Afr(indi)an fiction: A sonic dialogue conceptualised by Kinsmen

South Africa // Zimbabwe
Afr(indi)an fiction is a south-south sonic dialogue that seeks to open new territories for discourse, culture and meaning in an imaginary place where borders do not exist and the medium for discourse is sonic.
The collaboration brings together SAMA nominated South African indo-jazz band Kinsmen (Dhruv Sodha, sitar; Shailesh Pillay, tabla; Muhammad Dawjee, saxophones) and the prolific Zimbabwean ethnomusicologist, percussionist and instrument builder Othnell Mangoma Moyo to probe at the intersection of Indian / African / X identities and creative practices by exploring the limits of the fictional and the radical.
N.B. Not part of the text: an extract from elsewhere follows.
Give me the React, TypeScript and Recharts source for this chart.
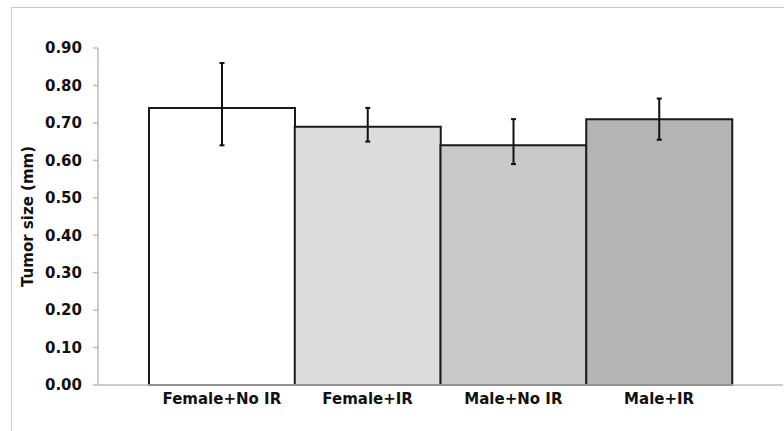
import React from "react";
import { Bar, BarChart, Cell, ErrorBar, Label, XAxis, YAxis } from "recharts";

const groups = ["Female+No IR", "Female+IR", "Male+No IR", "Male+IR"];
const tumorSize = [0.74, 0.69, 0.64, 0.71];
const errLow = [0.1, 0.04, 0.05, 0.055];
const errHigh = [0.12, 0.05, 0.07, 0.055];
const yTicks = [0, 0.1, 0.2, 0.3, 0.4, 0.5, 0.6, 0.7, 0.8, 0.9];

const barFills = ["#ffffff", "#dcdcdc", "#c9c9c9", "#b4b4b4"];
const font = "'DejaVu Sans', sans-serif";

const data = groups.map((group, i) => ({
  group,
  size: tumorSize[i],
  err: [errLow[i], errHigh[i]],
}));

const axisTick = { fill: "#111", fontFamily: font, fontWeight: 700, fontSize: 15 };

const YTitle = ({ viewBox }: any) => {
  const cy = viewBox.y + viewBox.height / 2;
  return (
    <text
      x={33}
      y={cy}
      transform={`rotate(-90, 33, ${cy})`}
      textAnchor="middle"
      fill="#111"
      fontFamily={font}
      fontWeight={700}
      fontSize={15}
    >
      Tumor size (mm)
    </text>
  );
};

export default function App() {
  return (
    <div
      style={{
        position: "absolute",
        left: 0,
        top: 0,
        width: 784,
        height: 431,
        overflow: "hidden",
        background: "#fff",
      }}
    >
      <div
        style={{
          position: "absolute",
          left: 11,
          top: 7,
          width: 900,
          height: 600,
          border: "1px solid #c8c8c8",
        }}
      />
      <BarChart
        width={784}
        height={431}
        data={data}
        margin={{ top: 48, right: 1, bottom: 0, left: 0 }}
        barCategoryGap={0}
        style={{ position: "absolute", left: 0, top: 0 }}
      >
        <XAxis
          dataKey="group"
          height={46}
          padding={{ left: 51, right: 51 }}
          tickLine={false}
          axisLine={{ stroke: "#bdbdbd", strokeWidth: 1.5 }}
          tick={axisTick}
          interval={0}
        />
        <YAxis
          width={98}
          domain={[0, 0.9]}
          ticks={yTicks}
          tickFormatter={(v: number) => v.toFixed(2)}
          tickSize={5}
          tickMargin={11}
          tickLine={{ stroke: "#bdbdbd", strokeWidth: 1.5 }}
          axisLine={{ stroke: "#bdbdbd", strokeWidth: 1.5 }}
          tick={axisTick}
        >
          <Label content={YTitle} />
        </YAxis>
        <Bar dataKey="size" stroke="#1a1a1a" strokeWidth={2} isAnimationActive={false}>
          {data.map((d, i) => (
            <Cell key={d.group} fill={barFills[i]} />
          ))}
          <ErrorBar dataKey="err" width={2.5} stroke="#111" strokeWidth={2} isAnimationActive={false} />
        </Bar>
      </BarChart>
    </div>
  );
}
Initiated as a response to the rapid shutting of national borders during the COVID-19 pandemic and global cries for returns to ‘normalcy’, Kinsmen creatively asserts here that indeed we as a people have never been or known any form of ‘normal’, and we need desperately to reckon with our belonging on this continent.
Kinsmen explain:
Through a series of exchange protocols that transact digitally across space, place and time – we ask: What if a picture, becomes a story, a moment, was a place, a sound, a journey and song? What are the territories of our shared landscapes and how do we share? What stories do have to tell each other? How are things at home? By deprioritising live synchronous performance as an output we celebrate the asynchronous as a form of hyper-delayed call-and-response not bound to a single moment but working across time and geography.
Afr(indi)an fiction runs from September to December 2020 and lives ultimately as an online archive (currently under construction) that traces and documents the exchange and spectral territories.